I didn't do any changes with clock gating, not yet. I only noticed bug in errata document "Stellaris LM3S9B90 Rev B1 Errata (Rev. P)" that it can be problem of packet corrupting when use clock gating (Ethernet receive packet corruption may occur when using optional auto-clock gating). In S2E design, clock gating is enabled, so I mean that could be problem. Do you mean that S2E design can operate correctly on LM3S9B90 with clock-gating? Until now, I do only changes which I mentioned in my second post and some tests with clock source (SysCtlClockSet), but code didn't work correctly.Now I tryed device unlock and it works (flash programming is ok now). I put breakpoint to the Fault ISR and wait for it (clicking in the web pages). When breakpoint was reached, I made screenshot (see figure please). Memory content is: SP -> 20 00 27 C8 20 00 67 70 20 00 67 70 00 00 00 00 00 00 00 32 00 00 FB 0B 00 00 00 00 00 00 00 3A next addresses all zeros
previous PC is 0x00000000 or 0x0000003A ? => in disasembly it points to SysTickHandler or to the begin of memory I am sure, that I overreached 100 flash write cycles (I do some lwip throughput measuring an another tests).I am wondering what happens when I overreach 100 flash write cycles? I can use more chips for product designing, it isn't big problem.But when we need possibility of storing user parameters for our customers, we cannot use onchip flash memory (same as S2E design), right? Guarantee of 100 write cycles is very low for this purpose. my questions is:1. Clock gating on LM3S9B90 and ethernet packets2. PC content before my Fault ISR3. Flash behaviour after 100 flash write cycles, when using it for user parameters same way as S2EThank you for your suggestions!

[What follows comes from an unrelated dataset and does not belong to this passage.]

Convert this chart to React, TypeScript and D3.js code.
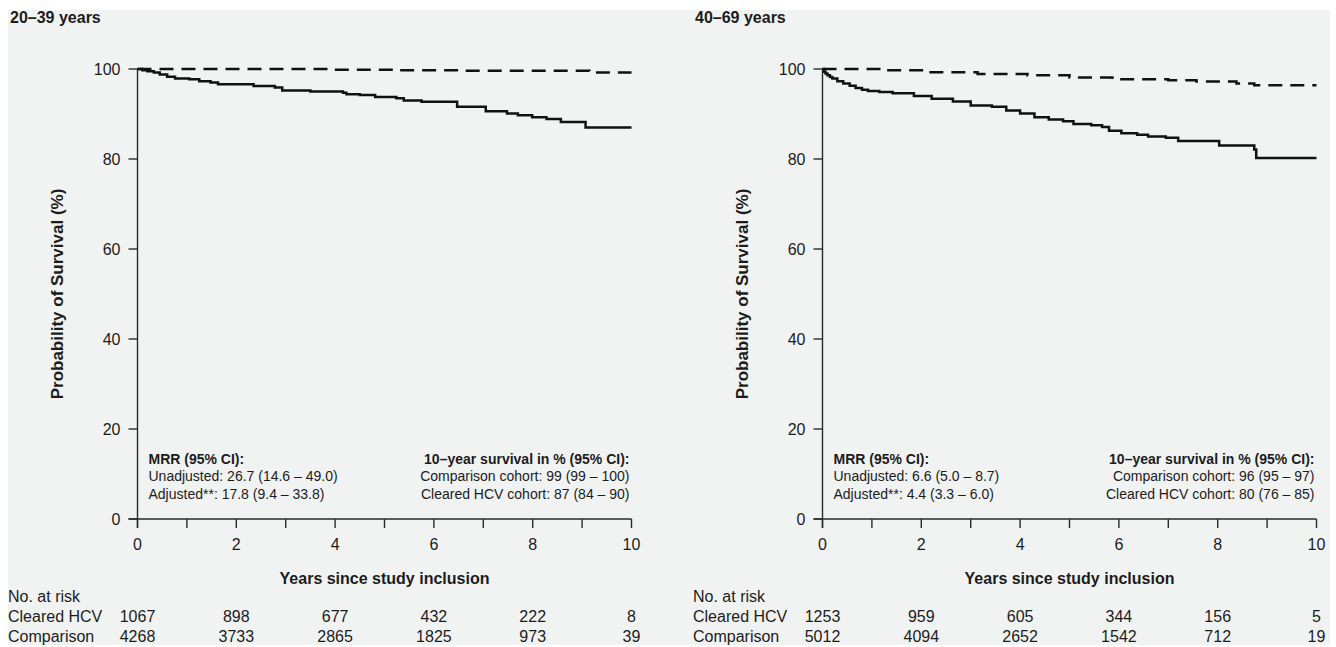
import React from 'react';
import * as d3 from 'd3';

const panelTitles = ['20–39 years', '40–69 years'];
const xTickValues = [0, 1, 2, 3, 4, 5, 6, 7, 8, 9, 10];
const xTickLabels = [0, 2, 4, 6, 8, 10];
const yTickValues = [0, 20, 40, 60, 80, 100];
const riskYears = [0, 2, 4, 6, 8, 10];
const riskRowLabels = ['Cleared HCV', 'Comparison'];
const yAxisTitle = 'Probability of Survival (%)';
const xAxisTitle = 'Years since study inclusion';
const riskTitle = 'No. at risk';

// 20–39 years
const hcvYoungTime = [0, 0.1, 0.2, 0.33, 0.45, 0.6, 0.76, 1.05, 1.25, 1.48, 1.63, 2.35, 2.78, 2.93, 3.5, 4.16, 4.23, 4.5, 4.81, 5.24, 5.39, 5.75, 6.47, 7.05, 7.48, 7.7, 7.99, 8.28, 8.57, 9.07, 10];
const hcvYoungSurv = [100, 99.7, 99.5, 99.2, 98.8, 98.3, 97.9, 97.7, 97.3, 97.0, 96.6, 96.2, 95.9, 95.2, 95.0, 94.7, 94.4, 94.2, 93.8, 93.5, 93.0, 92.7, 91.6, 90.6, 90.1, 89.7, 89.3, 88.9, 88.2, 87.0, 87.0];
const cmpYoungTime = [0, 3.87, 5.24, 6.5, 9.15, 10];
const cmpYoungSurv = [100, 99.85, 99.7, 99.6, 99.2, 99.2];

// 40–69 years
const hcvOldTime = [0, 0.03, 0.06, 0.1, 0.15, 0.2, 0.3, 0.42, 0.55, 0.67, 0.8, 0.92, 1.15, 1.42, 1.85, 2.21, 2.64, 3.0, 3.43, 3.72, 4.0, 4.29, 4.58, 4.87, 5.08, 5.44, 5.66, 5.8, 6.05, 6.37, 6.59, 6.95, 7.2, 8.03, 8.74, 8.78, 10];
const hcvOldSurv = [100, 99.4, 99.0, 98.6, 98.2, 97.9, 97.3, 96.8, 96.3, 95.8, 95.4, 95.1, 94.9, 94.6, 94.0, 93.4, 92.8, 91.9, 91.6, 90.8, 90.1, 89.3, 88.8, 88.4, 87.8, 87.5, 87.1, 86.3, 85.7, 85.4, 85.0, 84.7, 84.0, 83.0, 82.1, 80.2, 80.2];
const cmpOldTime = [0, 1.28, 2.14, 3.14, 4.15, 5.0, 5.87, 7.0, 7.57, 8.38, 8.74, 10];
const cmpOldSurv = [100, 99.7, 99.3, 98.9, 98.6, 98.1, 97.7, 97.5, 97.2, 96.8, 96.4, 96.4];

const riskHcvYoung = [1067, 898, 677, 432, 222, 8];
const riskCmpYoung = [4268, 3733, 2865, 1825, 973, 39];
const riskHcvOld = [1253, 959, 605, 344, 156, 5];
const riskCmpOld = [5012, 4094, 2652, 1542, 712, 19];

const mrrHeader = 'MRR (95% CI):';
const mrrYoung = ['Unadjusted: 26.7 (14.6 – 49.0)', 'Adjusted**: 17.8 (9.4 – 33.8)'];
const mrrOld = ['Unadjusted: 6.6 (5.0 – 8.7)', 'Adjusted**: 4.4 (3.3 – 6.0)'];
const survHeader = '10–year survival in % (95% CI):';
const survYoung = ['Comparison cohort: 99 (99 – 100)', 'Cleared HCV cohort: 87 (84 – 90)'];
const survOld = ['Comparison cohort: 96 (95 – 97)', 'Cleared HCV cohort: 80 (76 – 85)'];

const FONT = '"Liberation Sans", Arial, Helvetica, sans-serif';
const TEXT = '#1c1c1c';

type PanelProps = {
  off: number;
  title: string;
  hcvT: number[]; hcvS: number[];
  cmpT: number[]; cmpS: number[];
  riskH: number[]; riskC: number[];
  mrr: string[]; surv: string[];
};

function Panel(p: PanelProps) {
  const x = d3.scaleLinear().domain([0, 10]).range([137.5 + p.off, 631.5 + p.off]);
  const y = d3.scaleLinear().domain([0, 100]).range([519, 69]);
  const line = d3.line<[number, number]>().x(d => x(d[0])).y(d => y(d[1])).curve(d3.curveStepAfter);
  const hcv = line(p.hcvT.map((t, i) => [t, p.hcvS[i]] as [number, number])) || '';
  const cmp = line(p.cmpT.map((t, i) => [t, p.cmpS[i]] as [number, number])) || '';
  const x0 = x(0), x1 = x(10), y0 = y(0), y1 = y(100);
  const rows = [p.riskH, p.riskC];
  return (
    <g fontFamily={FONT} fill={TEXT}>
      <text x={p.off + 10} y={23} fontSize={16} fontWeight="bold">{p.title}</text>
      <line x1={x0} x2={x0} y1={y1} y2={y0 + 9} stroke="#2a2a2a" strokeWidth={1.4} />
      <line x1={x0 - 9} x2={x1} y1={y0} y2={y0} stroke="#2a2a2a" strokeWidth={1.4} />
      {yTickValues.map(v => (
        <g key={'y' + v}>
          <line x1={x0 - 9} x2={x0} y1={y(v)} y2={y(v)} stroke="#2a2a2a" strokeWidth={1.4} />
          <text x={x0 - 17} y={y(v)} dy="0.36em" textAnchor="end" fontSize={16}>{v}</text>
        </g>
      ))}
      {xTickValues.map(v => (
        <line key={'xt' + v} x1={x(v)} x2={x(v)} y1={y0} y2={y0 + 9} stroke="#2a2a2a" strokeWidth={1.4} />
      ))}
      {xTickLabels.map(v => (
        <text key={'xl' + v} x={x(v)} y={549.5} textAnchor="middle" fontSize={16}>{v}</text>
      ))}
      <text transform={`translate(${p.off + 57},294) rotate(-90)`} textAnchor="middle" dy="0.36em" fontSize={17} fontWeight="bold">{yAxisTitle}</text>
      <text x={(x0 + x1) / 2} y={584} textAnchor="middle" fontSize={16} fontWeight="bold">{xAxisTitle}</text>
      <path d={cmp} fill="none" stroke="#111" strokeWidth={2.5} strokeDasharray="14 8" />
      <path d={hcv} fill="none" stroke="#111" strokeWidth={2.5} />
      <text x={x0 + 11} y={464} fontSize={14} fontWeight="bold">{mrrHeader}</text>
      {p.mrr.map((s, i) => (
        <text key={'m' + i} x={x0 + 11} y={481 + i * 17.5} fontSize={14}>{s}</text>
      ))}
      <text x={x1 - 2} y={464} fontSize={14} fontWeight="bold" textAnchor="end">{survHeader}</text>
      {p.surv.map((s, i) => (
        <text key={'s' + i} x={x1 - 2} y={481 + i * 17.5} fontSize={14} textAnchor="end">{s}</text>
      ))}
      <text x={p.off + 8} y={602} fontSize={16}>{riskTitle}</text>
      {riskRowLabels.map((lab, r) => (
        <g key={'r' + r}>
          <text x={p.off + 8} y={622 + r * 20} fontSize={16}>{lab}</text>
          {rows[r].map((n, i) => (
            <text key={'n' + i} x={x(riskYears[i])} y={622 + r * 20} textAnchor="middle" fontSize={16}>{n}</text>
          ))}
        </g>
      ))}
    </g>
  );
}

export default function App() {
  return (
    <svg width={1336} height={647} style={{ position: 'absolute', left: 0, top: 0, background: '#fff' }}>
      <rect x={8} y={10} width={1322} height={635} fill="#f1f3f3" />
      <Panel off={0} title={panelTitles[0]} hcvT={hcvYoungTime} hcvS={hcvYoungSurv} cmpT={cmpYoungTime} cmpS={cmpYoungSurv}
        riskH={riskHcvYoung} riskC={riskCmpYoung} mrr={mrrYoung} surv={survYoung} />
      <Panel off={685} title={panelTitles[1]} hcvT={hcvOldTime} hcvS={hcvOldSurv} cmpT={cmpOldTime} cmpS={cmpOldSurv}
        riskH={riskHcvOld} riskC={riskCmpOld} mrr={mrrOld} surv={survOld} />
    </svg>
  );
}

I tried porting the S2E code to the DK-LM3S9B96 today to see if I had any trouble. I had it up and running in about 10 minutes, so there's still something missing from your code. Here's what I did:
1. Update linker/scatter file to locate the application at 0x0. This will prevent the firmware update feature from working, but that's OK for this experiment.
2. Account for pin multiplexing. For the DK-LM3S9B96 there is a special file called set_pinout.c in the StellarisWare/boards/dk-lm3s9b96/drivers directory. I admittedly didn't test everything, but the basics work. You can accomplish the same thing on the '9B90 by using GPIOPinConfigure() calls.
3. A big one that I forgot to mention to you was that the clock setting needs to change. The S2E board uses a 8MHz crystal and the 9B9x kits use a 16MHz. Therefore, SysCtlClockSet() needs to be updated accordingly, otherwise the PLL will be out of whack.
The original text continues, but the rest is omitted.